* [Your objective] Your task is to reproduce, verbatim and without pictures, the lines from the opening of the listing through the line containing "const tickLabelBase = '10';".

* [Data]
- - -

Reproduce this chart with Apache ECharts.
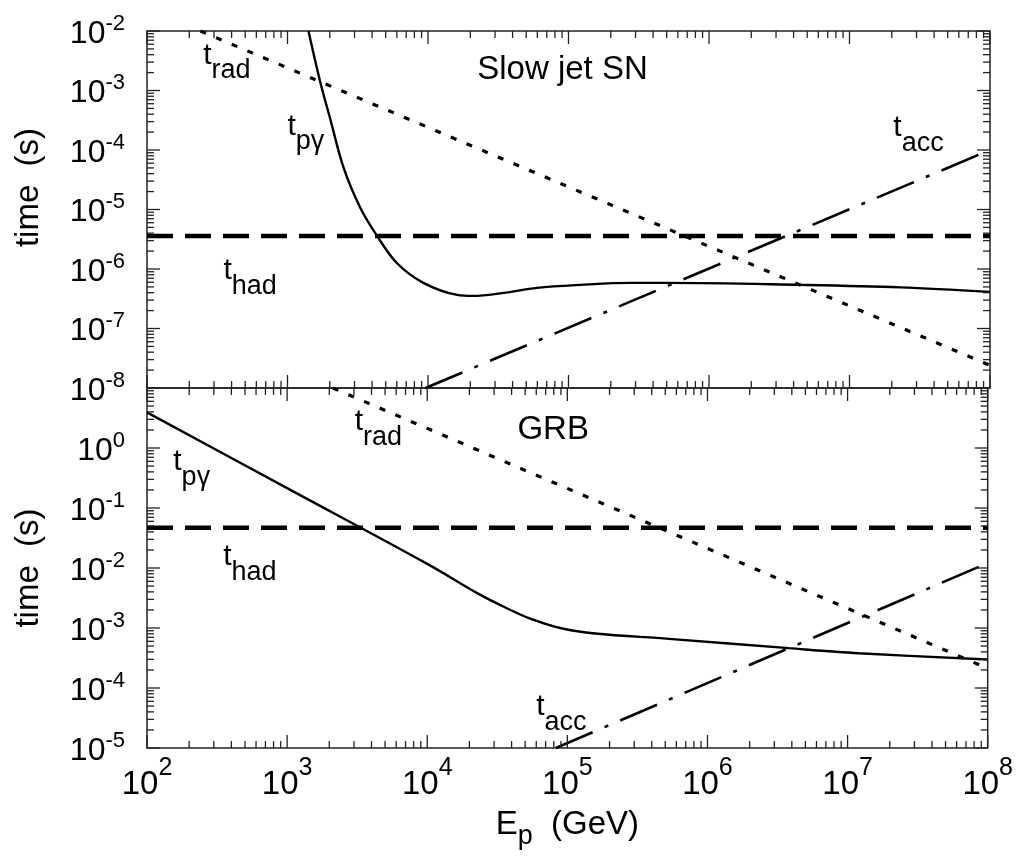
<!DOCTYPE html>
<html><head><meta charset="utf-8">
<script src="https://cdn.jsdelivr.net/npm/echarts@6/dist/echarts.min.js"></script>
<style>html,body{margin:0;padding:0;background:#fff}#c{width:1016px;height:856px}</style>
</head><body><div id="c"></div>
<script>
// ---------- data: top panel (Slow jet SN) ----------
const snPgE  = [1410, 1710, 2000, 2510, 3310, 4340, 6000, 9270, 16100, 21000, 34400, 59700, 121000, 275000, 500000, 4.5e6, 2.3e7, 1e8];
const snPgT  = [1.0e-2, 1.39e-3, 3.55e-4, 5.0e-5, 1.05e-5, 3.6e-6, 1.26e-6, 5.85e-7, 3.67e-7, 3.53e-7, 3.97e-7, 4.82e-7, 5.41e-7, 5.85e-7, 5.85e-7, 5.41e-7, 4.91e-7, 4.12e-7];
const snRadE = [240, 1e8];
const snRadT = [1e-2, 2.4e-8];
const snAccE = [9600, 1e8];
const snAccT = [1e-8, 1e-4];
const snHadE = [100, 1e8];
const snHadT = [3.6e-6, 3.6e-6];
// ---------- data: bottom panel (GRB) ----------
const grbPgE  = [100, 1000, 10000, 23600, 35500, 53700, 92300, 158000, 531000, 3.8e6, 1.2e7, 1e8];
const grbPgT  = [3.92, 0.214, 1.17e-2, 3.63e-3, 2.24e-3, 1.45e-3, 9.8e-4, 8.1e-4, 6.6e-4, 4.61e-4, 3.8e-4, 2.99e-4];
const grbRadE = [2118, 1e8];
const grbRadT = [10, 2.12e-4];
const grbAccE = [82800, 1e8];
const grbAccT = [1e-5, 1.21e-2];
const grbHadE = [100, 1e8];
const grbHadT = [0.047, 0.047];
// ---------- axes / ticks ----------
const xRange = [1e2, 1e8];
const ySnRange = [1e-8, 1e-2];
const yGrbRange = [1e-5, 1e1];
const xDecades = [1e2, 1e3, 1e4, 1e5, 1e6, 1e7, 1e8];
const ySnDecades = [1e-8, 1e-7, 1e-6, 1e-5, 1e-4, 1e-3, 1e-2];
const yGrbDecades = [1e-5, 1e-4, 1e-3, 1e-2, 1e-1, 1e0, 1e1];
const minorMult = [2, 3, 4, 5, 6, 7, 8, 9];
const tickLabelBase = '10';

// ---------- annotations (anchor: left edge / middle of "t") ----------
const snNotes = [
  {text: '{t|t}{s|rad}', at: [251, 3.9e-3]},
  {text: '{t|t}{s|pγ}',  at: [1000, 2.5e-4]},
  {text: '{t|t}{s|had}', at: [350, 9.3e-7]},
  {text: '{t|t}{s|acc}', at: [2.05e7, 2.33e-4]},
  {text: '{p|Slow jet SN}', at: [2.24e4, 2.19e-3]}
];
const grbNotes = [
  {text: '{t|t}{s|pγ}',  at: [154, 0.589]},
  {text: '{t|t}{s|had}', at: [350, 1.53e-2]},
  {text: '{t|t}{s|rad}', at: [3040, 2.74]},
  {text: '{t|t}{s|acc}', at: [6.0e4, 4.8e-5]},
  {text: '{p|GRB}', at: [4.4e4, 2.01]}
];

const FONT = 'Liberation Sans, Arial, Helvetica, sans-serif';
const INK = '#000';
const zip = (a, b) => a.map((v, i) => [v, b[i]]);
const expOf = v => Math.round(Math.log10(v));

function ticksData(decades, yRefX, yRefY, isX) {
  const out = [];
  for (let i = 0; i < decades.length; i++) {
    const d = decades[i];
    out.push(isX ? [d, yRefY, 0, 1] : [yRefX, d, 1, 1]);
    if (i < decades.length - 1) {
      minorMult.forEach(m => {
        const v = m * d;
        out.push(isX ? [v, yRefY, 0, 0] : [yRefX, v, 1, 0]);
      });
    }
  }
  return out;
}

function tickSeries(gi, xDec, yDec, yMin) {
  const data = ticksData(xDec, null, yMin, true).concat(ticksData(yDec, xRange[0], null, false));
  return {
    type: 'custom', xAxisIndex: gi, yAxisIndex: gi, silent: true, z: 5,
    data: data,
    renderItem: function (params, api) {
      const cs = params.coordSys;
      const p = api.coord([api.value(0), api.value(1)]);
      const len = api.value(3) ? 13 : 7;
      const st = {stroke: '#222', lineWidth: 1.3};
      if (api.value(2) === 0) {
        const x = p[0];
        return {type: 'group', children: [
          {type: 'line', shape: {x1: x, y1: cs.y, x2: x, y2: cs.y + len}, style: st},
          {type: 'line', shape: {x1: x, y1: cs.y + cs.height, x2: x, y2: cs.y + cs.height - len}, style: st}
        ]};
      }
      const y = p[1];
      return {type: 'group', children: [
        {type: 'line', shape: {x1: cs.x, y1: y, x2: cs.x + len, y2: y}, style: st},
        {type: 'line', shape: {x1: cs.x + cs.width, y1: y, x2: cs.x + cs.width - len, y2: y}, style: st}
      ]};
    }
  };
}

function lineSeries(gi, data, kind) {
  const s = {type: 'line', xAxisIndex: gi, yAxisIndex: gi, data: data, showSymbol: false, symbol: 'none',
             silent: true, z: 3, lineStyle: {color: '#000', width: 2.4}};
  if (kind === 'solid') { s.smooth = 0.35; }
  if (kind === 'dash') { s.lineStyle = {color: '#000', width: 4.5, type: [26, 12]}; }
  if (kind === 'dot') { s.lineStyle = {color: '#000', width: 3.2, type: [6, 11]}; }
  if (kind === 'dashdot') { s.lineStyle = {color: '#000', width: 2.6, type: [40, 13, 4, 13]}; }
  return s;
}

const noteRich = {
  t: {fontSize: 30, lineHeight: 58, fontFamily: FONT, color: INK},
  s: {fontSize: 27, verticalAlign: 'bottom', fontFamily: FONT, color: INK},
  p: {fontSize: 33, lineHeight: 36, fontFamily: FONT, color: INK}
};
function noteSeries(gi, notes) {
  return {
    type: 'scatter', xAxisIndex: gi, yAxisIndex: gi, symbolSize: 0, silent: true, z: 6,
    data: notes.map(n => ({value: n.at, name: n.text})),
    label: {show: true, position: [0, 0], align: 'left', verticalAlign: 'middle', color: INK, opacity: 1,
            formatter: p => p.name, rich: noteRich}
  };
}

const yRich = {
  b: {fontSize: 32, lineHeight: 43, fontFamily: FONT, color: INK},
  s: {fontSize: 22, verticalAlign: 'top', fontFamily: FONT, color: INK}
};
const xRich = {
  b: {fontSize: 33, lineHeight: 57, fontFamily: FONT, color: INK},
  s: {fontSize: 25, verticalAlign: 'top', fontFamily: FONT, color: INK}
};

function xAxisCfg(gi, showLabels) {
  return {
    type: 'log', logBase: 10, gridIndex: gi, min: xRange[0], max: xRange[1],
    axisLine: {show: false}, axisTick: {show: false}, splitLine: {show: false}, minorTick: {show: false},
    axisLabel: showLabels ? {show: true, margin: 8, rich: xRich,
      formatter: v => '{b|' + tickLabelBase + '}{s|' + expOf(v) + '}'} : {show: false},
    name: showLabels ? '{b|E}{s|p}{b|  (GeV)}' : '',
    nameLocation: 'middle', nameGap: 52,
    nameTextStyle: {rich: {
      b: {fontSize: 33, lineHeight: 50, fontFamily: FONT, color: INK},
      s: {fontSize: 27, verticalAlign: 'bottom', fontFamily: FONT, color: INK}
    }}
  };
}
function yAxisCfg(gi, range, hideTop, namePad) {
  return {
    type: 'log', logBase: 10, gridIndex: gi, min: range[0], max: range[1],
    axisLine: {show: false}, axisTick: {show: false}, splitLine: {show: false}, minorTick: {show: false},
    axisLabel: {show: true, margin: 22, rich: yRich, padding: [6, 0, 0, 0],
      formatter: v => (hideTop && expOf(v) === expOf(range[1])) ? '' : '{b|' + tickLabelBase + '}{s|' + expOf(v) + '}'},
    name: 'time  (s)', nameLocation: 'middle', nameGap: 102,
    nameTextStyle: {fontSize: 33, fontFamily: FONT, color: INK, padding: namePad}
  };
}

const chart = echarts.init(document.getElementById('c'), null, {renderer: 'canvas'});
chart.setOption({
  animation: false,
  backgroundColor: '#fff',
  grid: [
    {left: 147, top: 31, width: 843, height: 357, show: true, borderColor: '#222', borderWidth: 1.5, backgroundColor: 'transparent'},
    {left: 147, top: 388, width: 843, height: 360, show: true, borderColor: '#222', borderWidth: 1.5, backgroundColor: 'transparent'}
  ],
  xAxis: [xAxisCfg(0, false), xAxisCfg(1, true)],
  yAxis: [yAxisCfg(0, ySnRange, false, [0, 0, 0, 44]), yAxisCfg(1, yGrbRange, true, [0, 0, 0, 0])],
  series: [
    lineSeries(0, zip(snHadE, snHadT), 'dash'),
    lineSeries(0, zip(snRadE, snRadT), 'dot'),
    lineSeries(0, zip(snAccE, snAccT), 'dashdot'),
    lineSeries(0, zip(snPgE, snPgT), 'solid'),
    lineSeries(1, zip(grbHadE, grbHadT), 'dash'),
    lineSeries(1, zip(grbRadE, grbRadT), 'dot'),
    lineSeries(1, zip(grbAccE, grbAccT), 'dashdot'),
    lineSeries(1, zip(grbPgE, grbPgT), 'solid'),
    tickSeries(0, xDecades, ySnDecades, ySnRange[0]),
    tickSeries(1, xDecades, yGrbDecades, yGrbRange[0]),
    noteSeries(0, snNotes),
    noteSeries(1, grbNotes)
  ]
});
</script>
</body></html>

- - -

* [Result for this exercise]
Reproduce this chart with Apache ECharts.
<!DOCTYPE html>
<html><head><meta charset="utf-8">
<script src="https://cdn.jsdelivr.net/npm/echarts@6/dist/echarts.min.js"></script>
<style>html,body{margin:0;padding:0;background:#fff}#c{width:1016px;height:856px}</style>
</head><body><div id="c"></div>
<script>
// ---------- data: top panel (Slow jet SN) ----------
const snPgE  = [1410, 1710, 2000, 2510, 3310, 4340, 6000, 9270, 16100, 21000, 34400, 59700, 121000, 275000, 500000, 4.5e6, 2.3e7, 1e8];
const snPgT  = [1.0e-2, 1.39e-3, 3.55e-4, 5.0e-5, 1.05e-5, 3.6e-6, 1.26e-6, 5.85e-7, 3.67e-7, 3.53e-7, 3.97e-7, 4.82e-7, 5.41e-7, 5.85e-7, 5.85e-7, 5.41e-7, 4.91e-7, 4.12e-7];
const snRadE = [240, 1e8];
const snRadT = [1e-2, 2.4e-8];
const snAccE = [9600, 1e8];
const snAccT = [1e-8, 1e-4];
const snHadE = [100, 1e8];
const snHadT = [3.6e-6, 3.6e-6];
// ---------- data: bottom panel (GRB) ----------
const grbPgE  = [100, 1000, 10000, 23600, 35500, 53700, 92300, 158000, 531000, 3.8e6, 1.2e7, 1e8];
const grbPgT  = [3.92, 0.214, 1.17e-2, 3.63e-3, 2.24e-3, 1.45e-3, 9.8e-4, 8.1e-4, 6.6e-4, 4.61e-4, 3.8e-4, 2.99e-4];
const grbRadE = [2118, 1e8];
const grbRadT = [10, 2.12e-4];
const grbAccE = [82800, 1e8];
const grbAccT = [1e-5, 1.21e-2];
const grbHadE = [100, 1e8];
const grbHadT = [0.047, 0.047];
// ---------- axes / ticks ----------
const xRange = [1e2, 1e8];
const ySnRange = [1e-8, 1e-2];
const yGrbRange = [1e-5, 1e1];
const xDecades = [1e2, 1e3, 1e4, 1e5, 1e6, 1e7, 1e8];
const ySnDecades = [1e-8, 1e-7, 1e-6, 1e-5, 1e-4, 1e-3, 1e-2];
const yGrbDecades = [1e-5, 1e-4, 1e-3, 1e-2, 1e-1, 1e0, 1e1];
const minorMult = [2, 3, 4, 5, 6, 7, 8, 9];
const tickLabelBase = '10';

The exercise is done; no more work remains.